The biggest problem for the former shareholders of the bankrupt oil group was proving that international courts had jurisdiction in the matter. But they have found an ingenious way to make their case, suing Russia under the Energy Charter Treaty, which protects investors in Russia’s energy sector. Russia signed this treaty, but never ratified it, creating ambiguity over whether it is actually binding.
The answer, according to yesterday’s ruling by the Permanent Court of Arbitration in The Hague, is that it is. That’s extremely worrying for Russia. The legal justifications for its actions against Yukos have long met with widespread scepticism abroad.
The core shareholders’ stake was worth an estimated $25 billion at the time Yukos was dismantled, but the litigants are asking for a multiple of that amount to reflect Yukos’s estimated capitalisation today and interest.

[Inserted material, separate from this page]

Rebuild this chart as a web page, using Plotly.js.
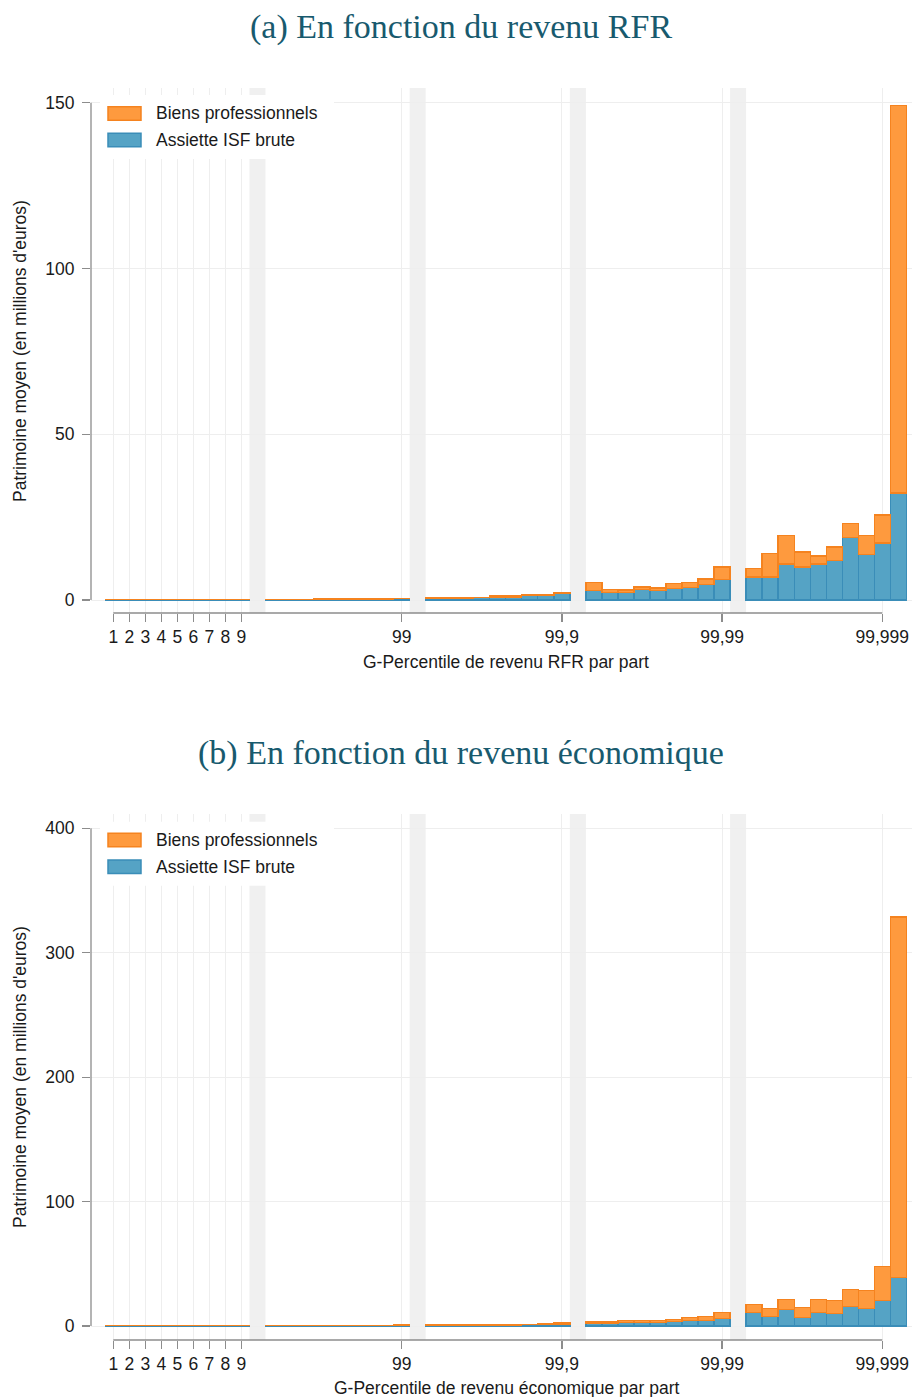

Former Yukos shareholders have already fought successfully in European courts. In April, a Dutch court awarded $389 million in damages to a Yukos affiliate. And in 2007, the Swiss high court ruled that the Yukos case was “political”, rejecting Russia’s request to freeze Yukos assets.
True, there’s little chance of the Russian government actually recognizing any damages claims. The Yukos shareholders have therefore spoken of seizing Russian assets abroad, such as Gazprom’s gas and Aeroflot planes.
The long-running case of Noga, a Swiss trading company that repeatedly impounded Russian assets abroad, suggests that such tactics will be more of an irritant than a serious threat. Like other governments, Russia has cited the widely-recognized principle of sovereign immunity, which protects state property against seizure.
The Yukos case may be different, however. Unlike Noga the former shareholders are suing Russia under an international investment treaty. And some lawyers argue that such treaties invalidate the principle of sovereign immunity.
In 2008 a German investor named Franz Sedelmayer successfully enforced a 4.9 million euro damages claim awarded by the Stockholm Arbitration Court, leading to the confiscation of real estate owned by the Russian government in Germany. Although tiny by comparison with the Yukos claim, the case sets an important legal precedent.
The fight is sure to drag on for many years. But Monday’s ruling shows that no one should underestimate the Yukos shareholders’ legal chances.